— Exercise description —
Leave out all pictures. Return exactly the lines from the top of the material through the line containing "from bokeh.resources import INLINE".
Start of Recorded information
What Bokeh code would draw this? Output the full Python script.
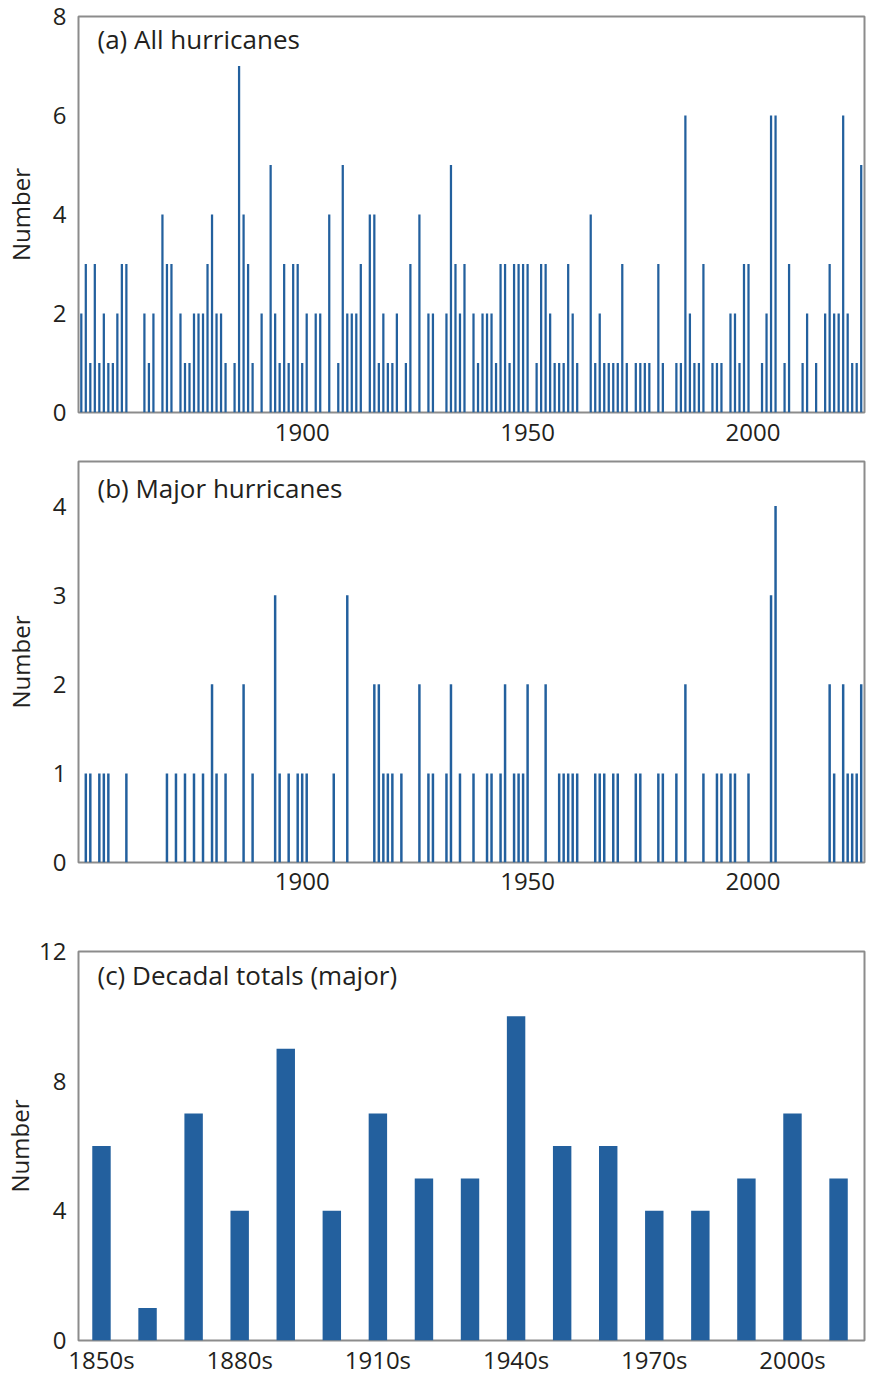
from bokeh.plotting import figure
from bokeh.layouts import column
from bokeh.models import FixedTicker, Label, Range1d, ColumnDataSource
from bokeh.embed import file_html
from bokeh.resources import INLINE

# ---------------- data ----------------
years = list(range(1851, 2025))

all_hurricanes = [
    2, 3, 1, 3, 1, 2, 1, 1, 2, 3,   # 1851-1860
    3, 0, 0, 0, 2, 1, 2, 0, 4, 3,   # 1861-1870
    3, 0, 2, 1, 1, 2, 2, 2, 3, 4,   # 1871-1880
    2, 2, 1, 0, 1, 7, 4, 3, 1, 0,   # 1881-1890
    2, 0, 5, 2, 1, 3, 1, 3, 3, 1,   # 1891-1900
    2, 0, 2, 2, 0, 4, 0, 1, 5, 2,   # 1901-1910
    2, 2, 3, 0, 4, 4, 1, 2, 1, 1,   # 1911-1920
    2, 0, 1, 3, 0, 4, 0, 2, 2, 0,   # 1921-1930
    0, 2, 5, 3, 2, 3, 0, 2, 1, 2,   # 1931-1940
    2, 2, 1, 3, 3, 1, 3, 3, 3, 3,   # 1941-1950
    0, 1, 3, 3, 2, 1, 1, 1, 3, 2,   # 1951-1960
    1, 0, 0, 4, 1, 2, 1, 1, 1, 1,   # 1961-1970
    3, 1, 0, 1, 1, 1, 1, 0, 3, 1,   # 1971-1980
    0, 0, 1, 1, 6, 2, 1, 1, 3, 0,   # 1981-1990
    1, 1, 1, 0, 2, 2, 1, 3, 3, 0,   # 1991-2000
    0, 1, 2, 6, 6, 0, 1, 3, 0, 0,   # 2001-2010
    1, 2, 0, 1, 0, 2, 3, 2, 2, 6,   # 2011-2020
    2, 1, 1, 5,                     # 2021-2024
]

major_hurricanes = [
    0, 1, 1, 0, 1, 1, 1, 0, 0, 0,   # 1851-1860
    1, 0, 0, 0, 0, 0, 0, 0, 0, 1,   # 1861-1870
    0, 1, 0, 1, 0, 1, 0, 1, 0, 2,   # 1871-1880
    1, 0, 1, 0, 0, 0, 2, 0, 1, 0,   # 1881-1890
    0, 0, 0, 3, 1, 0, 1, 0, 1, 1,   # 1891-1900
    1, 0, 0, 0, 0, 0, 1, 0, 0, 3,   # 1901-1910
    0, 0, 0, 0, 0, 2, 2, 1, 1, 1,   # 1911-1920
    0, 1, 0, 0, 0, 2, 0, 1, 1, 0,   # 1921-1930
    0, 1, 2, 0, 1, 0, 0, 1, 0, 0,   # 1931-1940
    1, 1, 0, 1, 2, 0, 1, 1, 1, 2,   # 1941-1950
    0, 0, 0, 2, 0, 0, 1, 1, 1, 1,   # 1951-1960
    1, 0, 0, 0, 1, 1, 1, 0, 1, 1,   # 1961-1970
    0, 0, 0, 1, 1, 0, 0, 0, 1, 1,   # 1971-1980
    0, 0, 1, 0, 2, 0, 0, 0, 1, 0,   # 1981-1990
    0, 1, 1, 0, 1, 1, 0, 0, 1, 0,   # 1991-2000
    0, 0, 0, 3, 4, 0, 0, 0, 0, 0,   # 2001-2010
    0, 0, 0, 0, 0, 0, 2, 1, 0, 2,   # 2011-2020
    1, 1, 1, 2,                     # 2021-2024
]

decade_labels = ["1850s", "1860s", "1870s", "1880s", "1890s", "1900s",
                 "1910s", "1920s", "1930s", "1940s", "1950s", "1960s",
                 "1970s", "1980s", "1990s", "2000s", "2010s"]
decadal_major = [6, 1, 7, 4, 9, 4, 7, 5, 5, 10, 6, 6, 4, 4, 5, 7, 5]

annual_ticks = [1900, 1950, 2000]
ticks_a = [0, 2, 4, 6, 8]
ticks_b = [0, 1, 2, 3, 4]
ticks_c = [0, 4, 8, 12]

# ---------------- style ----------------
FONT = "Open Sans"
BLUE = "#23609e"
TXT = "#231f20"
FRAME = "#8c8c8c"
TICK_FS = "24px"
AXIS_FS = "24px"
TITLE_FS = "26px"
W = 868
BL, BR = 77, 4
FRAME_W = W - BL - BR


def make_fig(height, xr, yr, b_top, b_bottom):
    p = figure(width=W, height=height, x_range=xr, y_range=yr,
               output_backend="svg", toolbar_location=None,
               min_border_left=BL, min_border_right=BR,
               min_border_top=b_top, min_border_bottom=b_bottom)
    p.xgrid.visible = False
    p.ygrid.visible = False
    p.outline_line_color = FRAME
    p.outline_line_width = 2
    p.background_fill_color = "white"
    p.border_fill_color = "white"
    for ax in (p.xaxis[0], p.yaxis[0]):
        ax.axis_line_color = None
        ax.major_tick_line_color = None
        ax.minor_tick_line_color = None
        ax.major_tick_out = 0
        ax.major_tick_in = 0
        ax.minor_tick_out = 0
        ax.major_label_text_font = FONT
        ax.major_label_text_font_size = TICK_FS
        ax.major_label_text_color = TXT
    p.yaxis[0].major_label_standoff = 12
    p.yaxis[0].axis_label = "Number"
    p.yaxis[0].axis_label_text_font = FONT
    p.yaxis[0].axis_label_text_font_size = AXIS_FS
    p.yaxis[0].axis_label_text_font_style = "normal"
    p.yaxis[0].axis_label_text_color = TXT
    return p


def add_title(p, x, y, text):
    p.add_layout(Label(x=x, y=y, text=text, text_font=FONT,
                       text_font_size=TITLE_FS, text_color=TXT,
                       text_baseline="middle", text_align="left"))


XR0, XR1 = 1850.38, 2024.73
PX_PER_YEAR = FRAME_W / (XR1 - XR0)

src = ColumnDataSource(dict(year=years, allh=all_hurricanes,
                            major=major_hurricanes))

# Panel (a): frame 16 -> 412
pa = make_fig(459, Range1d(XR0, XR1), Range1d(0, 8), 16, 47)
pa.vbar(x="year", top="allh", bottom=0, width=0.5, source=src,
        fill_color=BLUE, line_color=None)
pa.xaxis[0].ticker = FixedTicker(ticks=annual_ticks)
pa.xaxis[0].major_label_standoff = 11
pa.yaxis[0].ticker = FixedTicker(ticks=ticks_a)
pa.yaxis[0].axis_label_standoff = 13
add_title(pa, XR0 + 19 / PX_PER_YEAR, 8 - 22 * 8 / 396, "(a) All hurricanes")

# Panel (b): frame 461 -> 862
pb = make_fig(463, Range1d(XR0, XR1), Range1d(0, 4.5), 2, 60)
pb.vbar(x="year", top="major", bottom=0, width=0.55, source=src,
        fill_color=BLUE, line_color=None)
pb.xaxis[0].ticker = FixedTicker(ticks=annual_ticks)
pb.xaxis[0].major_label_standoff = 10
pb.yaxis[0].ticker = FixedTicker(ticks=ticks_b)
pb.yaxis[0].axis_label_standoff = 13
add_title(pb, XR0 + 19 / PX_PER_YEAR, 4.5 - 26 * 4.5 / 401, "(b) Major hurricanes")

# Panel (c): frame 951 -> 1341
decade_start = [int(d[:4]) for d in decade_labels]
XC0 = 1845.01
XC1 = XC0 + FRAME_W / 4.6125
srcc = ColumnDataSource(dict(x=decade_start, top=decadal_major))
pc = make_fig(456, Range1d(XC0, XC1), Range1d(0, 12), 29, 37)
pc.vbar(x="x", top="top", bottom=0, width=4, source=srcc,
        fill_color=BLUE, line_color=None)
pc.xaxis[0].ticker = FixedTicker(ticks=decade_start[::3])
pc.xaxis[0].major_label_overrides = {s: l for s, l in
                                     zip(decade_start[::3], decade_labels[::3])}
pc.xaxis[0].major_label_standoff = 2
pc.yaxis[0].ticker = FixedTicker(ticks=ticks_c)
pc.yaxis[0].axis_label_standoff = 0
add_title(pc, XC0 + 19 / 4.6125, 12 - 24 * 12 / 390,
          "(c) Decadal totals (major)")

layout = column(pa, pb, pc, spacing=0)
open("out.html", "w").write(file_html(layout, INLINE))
End of Recorded information
— Task solution —
What Bokeh code would draw this? Output the full Python script.
from bokeh.plotting import figure
from bokeh.layouts import column
from bokeh.models import FixedTicker, Label, Range1d, ColumnDataSource
from bokeh.embed import file_html
from bokeh.resources import INLINE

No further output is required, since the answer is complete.